Published September 1, 2008.
Studded with dates and coated in a sweet toffee sauce, this moist, rich cake is a British favorite. How would it translate to the American kitchen?
Too many versions of sticky toffee pudding cake are sickeningly saccharine or possess the bland, floury flavor of undercooked pancakes.
We wanted a cake packed full of date flavor, with a tolerable sweetness level and a moist, tender crumb.
This pudding cake is not complicated—it's a simple batter of flour, butter, sweetener, and eggs to which dates are added. Tweaking ingredients produced most of our desired improvements. We cut down the conventional amount of butter but kept the sauce rich and flavorful—eggs and all-purpose flour gave our sauce body and stability. We maximized the fruit flavor by first soaking the dates, then processing only a portion with sugar while leaving the remainder coarsely chopped. We broke with tradition when it came to choosing the sweetener. Typically treacle is used, but it’s almost impossible to find stateside. Brown sugar proved a good substitute. The toffee sauce also required tweaking the butter-sugar ratio as well as a splash of rum and of lemon juice to cut through the sticky richness.

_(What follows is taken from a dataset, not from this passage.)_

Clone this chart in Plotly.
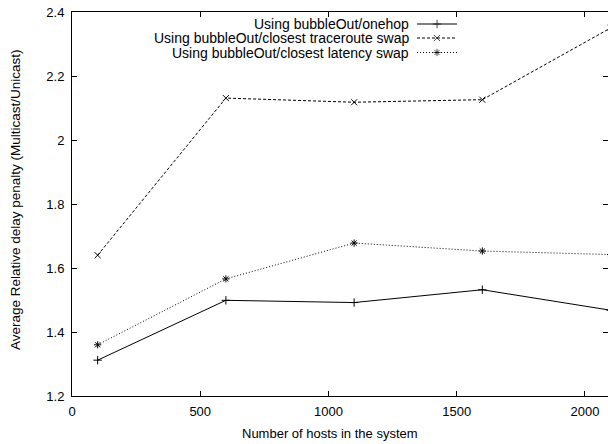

We also needed to alter the technique a bit. Some recipes call for simply placing the ramekins in the oven or baking them in a water bath. But baked without steam, the puddings were unappealingly dry. The best approach was placing the batter-filled ramekins in a roasting pan, adding boiling water, and then covering the pan with aluminum foil before baking. (It proved to be especially important that the aluminum foil form an airtight seal around the pan.) Finally, to bring everything together, we poked the cakes with a toothpick to allow the sauce to be thoroughly absorbed.